In order to accurately reproduce the complex mechanical collision process involving soybean seeds, pods, stems, and sensors in the threshing section of the soybean combine harvester under controlled conditions and to obtain a high-fidelity dataset for deep learning model training, this study independently built a threshing impact dynamics simulation test bench and conducted systematic signal acquisition experiments.

The core design objective of the test bench was to simulate the impact kinetic energy, incident angle, and continuous flow characteristics of the material in real field operations to the greatest extent. As shown in Figure 7, the mechanical structure of the test bench is tightly coupled with a lower-level machine signal sensing link. During the test, a simulated transmission mechanism and feeding diversion device directed soybean grains and impurities (pods, stems) to randomly and successively strike the terminal piezoelectric plate. To ensure valid signal capture without severe sensor saturation, the material flow density was meticulously controlled. The conveyor belt speed was regulated at 1.0 m/s, delivering a continuous material feed rate of approximately 100 g/s. Under this dynamic feeding setup, the terminal impact speeds of the materials were quantitatively constrained within the range of 1.5 to 2.8 m/s. Because the materials naturally tumble and disperse during this dynamic free-fall process, the impact angles form a stochastic, continuous range (effectively 0° to 90° relative to the sensor plane). To ensure experimental repeatability, the signal acquisition was conducted across multiple independent testing batches, eventually constructing a robust dataset of 2270 valid impact samples. By utilizing this setup, the collected dataset faithfully incorporates the random, multi-angle collision dynamics required for robust classification.
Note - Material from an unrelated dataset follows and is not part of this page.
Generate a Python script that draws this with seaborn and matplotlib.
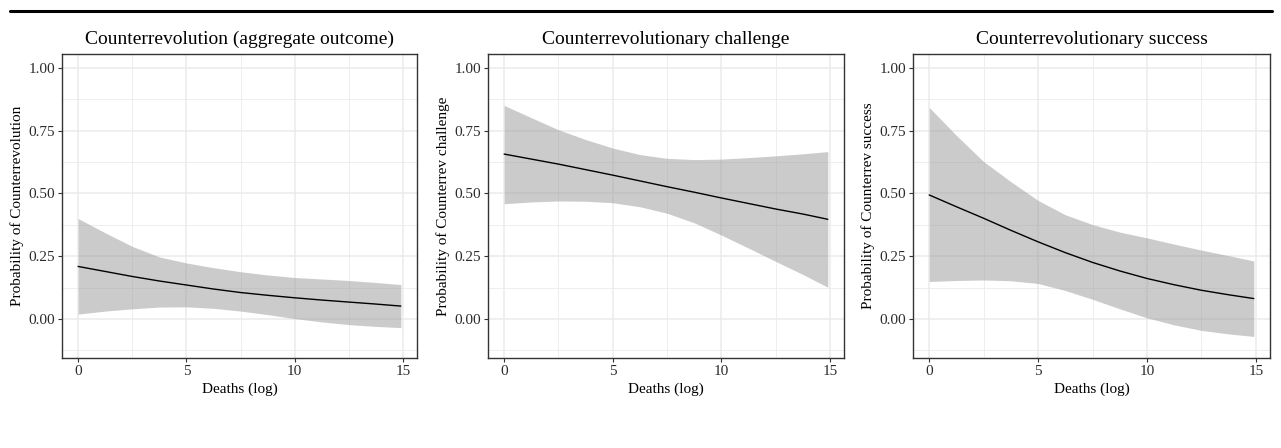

At the moment when the materials collide with the sensitive plate, the piezoelectric sensitive element responds to the transient stress waves generated by the collision at a high frequency, and converts them without loss into weak charge signals. To ensure the precise capture of the energy envelope of extremely short-time collisions, especially the high-frequency steep rising edge produced by the grain collision, the system’s digital acquisition channels operate continuously at an ultra-high sampling frequency to complete high-precision analog-to-digital conversion.

The sequence of digital signals excited by material collisions is packaged in zero-latency format within the FPGA and then pushed at high speed to the host computer measurement and control terminal via the Gigabit Ethernet interface. The host computer software performs real-time parsing, noise reduction preprocessing, and serialization reconstruction of the received high concurrency data stream, and finally converts it into a one-dimensional time-domain waveform sequence that can be directly read by the algorithm and stores it online.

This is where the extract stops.